In the beginning, Yara (12), from Za’atari camp, did not want to take part in the sessions at the centre. Being shy seems to be typical for her age. Nowadays, after some months, she asks for more. She really found herself in photography, filming and crocheting. “She even played in a theatre once. I never saw her so active before, on the stage,” her mother said proudly. Theatre gave her the power to act and live life.
Theatre is also a means to activate and support the older kids. We were invited for see a captivating performance by some teenage girls at the War Child-supported community-based organisation in the city of Zarqa. They really surprised me, I have never watched such a great performance on education, girls’ rights and early marriage before. The facilitators explained to us that many girls feel pressure to help their family and, at the same time, observe older sisters getting married. But they now wish for more time for their personal development before making such important decisions.
Visiting a refugee family at their home in the same city of Zarqa, we met Hamid and his wonderful family. He kept talking about his oldest daughter who, at 16, was aiming to become a cardiologist in the future. She is one of his five children and “maybe not the last one,” he says. “Syrians are good people. In general, we love peace and freedom and with the children you know. They are all gifts and make us so happy.” We were discussing history, favourite movies and actors when suddenly his daughter came in the room and smiled: “Yes, I am really, really smart.” This father’s love was so significant to me.

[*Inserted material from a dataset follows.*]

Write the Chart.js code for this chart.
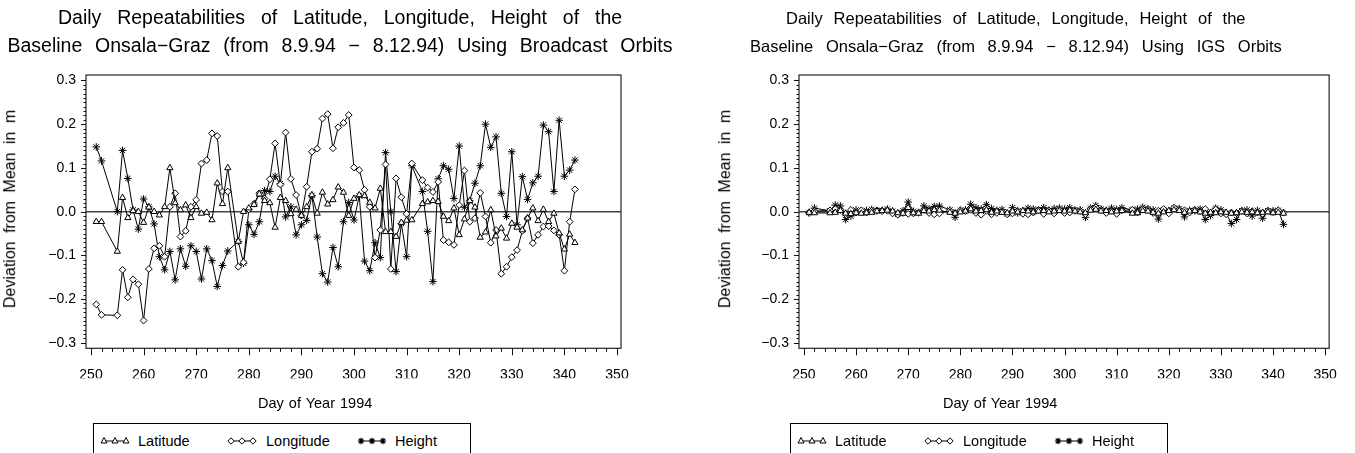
<!DOCTYPE html>
<html>
<head>
<meta charset="utf-8">
<script src="https://cdn.jsdelivr.net/npm/chart.js@4.4.1/dist/chart.umd.min.js"></script>
<style>
html,body{margin:0;padding:0;background:#fff;}
#wrap{position:relative;width:1355px;height:453px;overflow:hidden;font-family:"Liberation Sans",Arial,Helvetica,sans-serif;color:#000;background:#fff;}
canvas{position:absolute;top:0;}
.t{position:absolute;white-space:nowrap;line-height:1;color:#000;}
.lg{position:absolute;border:1px solid #000;background:#fff;box-sizing:border-box;}
.lg .it{position:absolute;font-size:14.5px;line-height:1;white-space:nowrap;}
.lg svg{position:absolute;}
</style>
</head>
<body>
<div id="wrap">
<canvas id="c1" width="677" height="453" style="left:0px"></canvas>
<canvas id="c2" width="678" height="453" style="left:677px"></canvas>
</div>
<script>
// ---------------- data ----------------
const days = [251,252,255,256,257,258,259,260,261,262,263,264,265,266,267,268,269,270,271,272,273,274,275,276,
  278,279,280,281,282,283,284,285,286,287,288,289,290,291,292,293,294,295,296,297,298,299,300,301,302,303,304,305,306,307,308,309,310,311,
  313,314,315,316,317,318,319,320,321,322,323,324,325,326,327,328,329,330,331,332,333,334,335,336,337,338,339,340,341,342];

const broadcastLatitude = [-0.023,-0.023,-0.091,0.032,-0.014,0.002,0.0,-0.025,0.01,0.0,-0.008,0.011,0.1,0.02,0.004,0.015,-0.014,0.011,-0.004,-0.002,-0.019,0.065,0.018,0.1,
  -0.068,0.0,0.008,0.016,0.04,0.025,0.02,-0.036,0.032,0.025,-0.005,0.005,-0.009,0.011,0.038,-0.004,0.044,0.017,0.027,0.056,0.044,-0.009,0.03,0.038,0.036,0.021,0.008,0.053,-0.046,-0.046,-0.057,-0.025,-0.02,-0.019,
  0.018,0.022,0.025,0.023,-0.011,-0.021,0.008,-0.053,-0.017,0.025,0.01,-0.059,-0.047,0.004,-0.056,-0.038,-0.061,-0.027,-0.036,-0.042,-0.015,0.008,-0.021,0.005,-0.023,-0.004,-0.049,-0.086,-0.052,-0.071];

const broadcastLongitude = [-0.212,-0.236,-0.237,-0.133,-0.196,-0.155,-0.166,-0.249,-0.131,-0.084,-0.078,-0.103,0.011,0.042,-0.057,-0.044,0.011,0.027,0.11,0.118,0.179,0.173,0.046,0.046,
  -0.126,-0.116,0.005,0.018,0.042,0.03,0.074,0.156,0.062,0.181,0.075,0.038,-0.009,0.057,0.137,0.144,0.213,0.223,0.145,0.193,0.203,0.221,0.101,0.095,0.05,0.011,-0.105,-0.042,0.108,-0.131,0.076,0.033,-0.005,0.11,
  0.072,0.055,0.045,0.068,-0.065,-0.07,-0.076,0.015,0.094,-0.023,-0.015,0.043,-0.011,-0.071,-0.042,-0.142,-0.126,-0.104,-0.088,-0.044,-0.015,-0.072,-0.053,-0.034,-0.033,-0.043,-0.053,-0.135,-0.023,0.051];

const broadcastHeight = [0.148,0.116,0.0,0.14,0.076,0.004,-0.04,0.029,0.011,-0.028,-0.103,-0.133,-0.091,-0.156,-0.085,-0.125,-0.078,-0.091,-0.154,-0.085,-0.112,-0.171,-0.123,-0.09,
  -0.068,-0.118,-0.03,-0.052,-0.023,0.048,0.046,0.081,0.064,-0.012,0.011,-0.053,-0.03,-0.02,0.037,-0.058,-0.142,-0.161,-0.082,-0.126,-0.023,0.021,-0.019,0.036,-0.113,-0.135,-0.071,-0.105,0.135,0.0,-0.137,-0.027,-0.103,0.105,
  0.046,-0.045,-0.16,0.075,0.105,0.097,0.03,0.15,0.01,0.025,0.065,0.105,0.2,0.147,0.171,0.042,-0.011,0.137,-0.03,0.08,0.028,0.066,0.081,0.198,0.183,0.046,0.209,0.081,0.095,0.118];

const igsLatitude = [-0.002,-0.003,-0.003,-0.002,0.002,-0.004,-0.005,-0.003,-0.004,-0.003,-0.002,0.001,0.002,0.003,0.001,-0.003,-0.004,0.009,-0.003,-0.004,0.002,0.001,0.004,0.003,
  -0.002,-0.004,-0.001,0.001,0.006,0.001,0.002,0.004,-0.002,0.001,-0.002,-0.003,0.001,-0.001,0.002,0.001,-0.001,0.001,0.002,-0.001,0.001,0.002,0.001,0.003,0.001,-0.001,-0.003,0.003,0.005,0.001,0.002,-0.001,0.001,0.002,
  -0.004,-0.003,0.002,0.001,-0.002,-0.004,-0.001,0.002,0.004,0.002,-0.002,0.001,0.002,-0.001,-0.004,-0.002,-0.003,-0.001,-0.002,-0.004,-0.003,-0.001,-0.002,-0.001,-0.003,-0.002,-0.001,-0.003,-0.002,-0.004];

const igsLongitude = [-0.003,0.001,0.003,0.006,0.004,-0.006,0.004,-0.002,0.003,-0.002,0.002,0.003,0.001,0.002,-0.004,-0.007,-0.003,-0.005,-0.004,-0.002,0.004,-0.003,-0.006,-0.004,
  0.002,-0.003,0.003,0.001,0.004,-0.003,-0.007,0.002,-0.006,-0.003,0.001,-0.006,-0.004,0.002,-0.005,-0.006,-0.002,0.004,-0.005,0.003,-0.004,0.005,-0.003,-0.002,0.004,0.002,-0.006,0.006,0.01,0.004,-0.003,0.002,-0.005,0.003,
  0.004,-0.002,0.006,0.004,-0.003,0.002,0.006,-0.004,0.009,0.005,0.003,-0.002,0.004,0.001,0.006,-0.003,0.005,-0.004,-0.006,-0.002,-0.003,0.002,-0.004,0.001,-0.002,-0.005,0.002,-0.001,0.003,-0.002];

const igsHeight = [-0.002,0.008,0.002,0.015,0.013,-0.018,-0.01,0.004,-0.001,0.003,0.005,0.002,0.003,0.006,0.001,-0.006,0.002,0.022,0.001,-0.002,0.013,0.006,0.012,0.013,
  0.004,-0.013,0.003,0.004,0.017,0.009,0.006,0.016,0.007,0.003,0.005,-0.005,0.009,-0.003,0.002,0.008,0.006,0.004,0.009,0.003,0.007,0.008,0.006,0.009,0.002,0.004,-0.013,0.008,0.014,0.006,0.003,0.008,0.005,0.009,
  0.004,0.006,0.01,0.007,0.004,-0.017,0.003,0.002,0.008,0.007,-0.012,0.003,0.002,0.006,-0.018,-0.009,0.008,0.004,-0.004,-0.027,-0.018,0.002,0.004,-0.01,0.003,-0.015,0.002,0.002,0.003,-0.029];

const xTickValues = [250,260,270,280,290,300,310,320,330,340,350];
const yTickValues = [-0.3,-0.2,-0.1,0.0,0.1,0.2,0.3];
const seriesNames = ["Latitude","Longitude","Height"];

const titleLine1 = "Daily Repeatabilities of Latitude, Longitude, Height of the";
const titleLine2Broadcast = "Baseline Onsala\u2212Graz (from 8.9.94 \u2212 8.12.94) Using Broadcast Orbits";
const titleLine2IGS = "Baseline Onsala\u2212Graz (from 8.9.94 \u2212 8.12.94) Using IGS Orbits";
const xAxisTitle = "Day of Year 1994";
const yAxisTitle = "Deviation from Mean in m";

// ---------------- chart ----------------
const FONT = '"Liberation Sans", Arial, Helvetica, sans-serif';
Chart.defaults.font.family = FONT;
Chart.defaults.color = '#000';

const frameTicks = {
  id: 'frameTicks',
  afterDraw(chart) {
    const {ctx, chartArea: a, scales: {x, y}} = chart;
    ctx.save();
    ctx.strokeStyle = '#222';
    ctx.lineWidth = 1.2;
    ctx.strokeRect(a.left, a.top, a.right - a.left, a.bottom - a.top);
    ctx.lineWidth = 1;
    ctx.strokeStyle = '#111';
    ctx.beginPath();
    for (let d = xTickValues[0]; d <= xTickValues[xTickValues.length - 1]; d += 2) {
      const px = Math.round(x.getPixelForValue(d)) + 0.5;
      const len = (d % 10 === 0) ? 7 : 3.5;
      ctx.moveTo(px, a.bottom);
      ctx.lineTo(px, a.bottom + len);
    }
    for (let k = -30; k <= 30; k++) {
      const py = Math.round(y.getPixelForValue(k / 100)) + 0.5;
      const len = (k % 10 === 0) ? 5 : 2.5;
      ctx.moveTo(a.left - len, py);
      ctx.lineTo(a.left, py);
    }
    ctx.stroke();
    ctx.restore();
  }
};

function series(arr) { return days.map((d, i) => ({x: d, y: arr[i]})); }

function makeChart(id, lat, lon, hgt, padLeft, padRight) {
  const common = {borderColor: '#000', borderWidth: 1, pointBorderColor: '#000', pointBackgroundColor: '#fff',
    pointBorderWidth: 1, pointHoverRadius: 4, tension: 0, fill: false};
  return new Chart(document.getElementById(id), {
    type: 'line',
    data: {
      datasets: [
        Object.assign({label: seriesNames[0], data: series(lat), pointStyle: 'triangle', pointRadius: 3.6}, common),
        Object.assign({label: seriesNames[1], data: series(lon), pointStyle: 'rectRot', pointRadius: 3.4}, common),
        Object.assign({label: seriesNames[2], data: series(hgt), pointStyle: 'star', pointRadius: 3.8, pointBorderWidth: 1.2}, common)
      ]
    },
    options: {
      responsive: false,
      animation: false,
      devicePixelRatio: 1,
      layout: {padding: {left: padLeft, right: padRight, top: 75, bottom: 74.7}},
      plugins: {legend: {display: false}, tooltip: {enabled: false}, title: {display: false}},
      scales: {
        x: {
          type: 'linear', min: 249.05, max: 350.76,
          afterBuildTicks: s => { s.ticks = xTickValues.map(v => ({value: v})); },
          afterFit: s => { s.height = 30; },
          ticks: {font: {size: 14}, color: '#000', padding: 18, maxRotation: 0, autoSkip: false,
            callback: v => String(v)},
          grid: {display: false, drawTicks: false},
          border: {display: false}
        },
        y: {
          type: 'linear', min: -0.3125, max: 0.3125,
          afterBuildTicks: s => { s.ticks = yTickValues.map(v => ({value: v})); },
          afterFit: s => { s.width = 60; },
          ticks: {font: {size: 14}, color: '#000', padding: 10, autoSkip: false,
            callback: v => Math.abs(v) < 1e-9 ? '0.0' : (v < 0 ? '\u2212' + Math.abs(v).toFixed(1) : v.toFixed(1))},
          grid: {display: true, drawTicks: false, lineWidth: 1.4,
            color: c => (c.tick && Math.abs(c.tick.value) < 1e-9) ? '#444' : 'rgba(0,0,0,0)'},
          border: {display: false}
        }
      }
    },
    plugins: [frameTicks]
  });
}

makeChart('c1', broadcastLatitude, broadcastLongitude, broadcastHeight, 26, 56);
makeChart('c2', igsLatitude, igsLongitude, igsHeight, 62, 20);

// ---------------- text ----------------
const wrap = document.getElementById('wrap');
function addText(str, cx, cy, size, targetWidth, rotate) {
  const el = document.createElement('div');
  el.className = 't';
  el.textContent = str;
  el.style.fontSize = size + 'px';
  wrap.appendChild(el);
  let w = el.offsetWidth;
  const n = (str.match(/ /g) || []).length;
  if (targetWidth && n) {
    el.style.wordSpacing = ((targetWidth - w) / n) + 'px';
    w = el.offsetWidth;
  }
  const h = el.offsetHeight;
  el.style.left = (cx - w / 2) + 'px';
  el.style.top = (cy - h / 2) + 'px';
  if (rotate) el.style.transform = 'rotate(-90deg)';
  return el;
}

addText(titleLine1, 340, 18, 19.5, 564);
addText(titleLine2Broadcast, 340, 46, 19.5, 665);
addText(yAxisTitle, 10, 209, 16, 198, true);
addText(xAxisTitle, 315, 403, 14.5, 114);

addText(titleLine1, 1016, 18, 16.5, 460);
addText(titleLine2IGS, 1016, 46, 16.5, 532);
addText(yAxisTitle, 725, 209, 16, 198, true);
addText(xAxisTitle, 1000, 403, 14.5, 114);

// legend
function symbolSVG(kind) {
  const ns = 'http://www.w3.org/2000/svg';
  const svg = document.createElementNS(ns, 'svg');
  svg.setAttribute('width', '30'); svg.setAttribute('height', '12');
  let s = '<line x1="3" y1="6" x2="27" y2="6" stroke="#000" stroke-width="1"/>';
  [4, 15, 26].forEach(cx => {
    if (kind === 0) s += `<polygon points="${cx},2.5 ${cx-3},8 ${cx+3},8" fill="#fff" stroke="#000" stroke-width="1"/>`;
    else if (kind === 1) s += `<polygon points="${cx},2.8 ${cx+3.2},6 ${cx},9.2 ${cx-3.2},6" fill="#fff" stroke="#000" stroke-width="1"/>`;
    else s += `<path d="M${cx-3.2} 6H${cx+3.2}M${cx} 2.8V9.2M${cx-2.3} 3.7L${cx+2.3} 8.3M${cx-2.3} 8.3L${cx+2.3} 3.7" stroke="#000" stroke-width="1.2"/>`;
  });
  svg.innerHTML = s;
  return svg;
}
function addLegend(left, top) {
  const box = document.createElement('div');
  box.className = 'lg';
  box.style.left = left + 'px'; box.style.top = top + 'px';
  box.style.width = '378px'; box.style.height = '45px';
  const symX = [6, 133, 263], txtX = [44, 172, 301];
  seriesNames.forEach((name, i) => {
    const svg = symbolSVG(i);
    svg.style.left = symX[i] + 'px'; svg.style.top = '11px';
    box.appendChild(svg);
    const t = document.createElement('div');
    t.className = 'it'; t.textContent = name;
    t.style.left = txtX[i] + 'px'; t.style.top = '10px';
    box.appendChild(t);
  });
  wrap.appendChild(box);
}
addLegend(93, 423);
addLegend(790, 423);
</script>
</body>
</html>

The human technical details are these: Za’atari refugee camp does not accept any new inhabitants. It is full to capacity. But Azraq camp still does and waits for newcomers. If you are born in these refugee camps, you get registered and able to receive all possible help, but will remain stateless until the situation in your home country resolves. When will that be? This is out of your control…and the future becomes a complete unknown.
But this is what statistics say: 80 children in Za’atari camp and 25 children Azraq camp are born weekly. They are the future generation and War Child—as well as many other organisations—helps them to not get completely lost.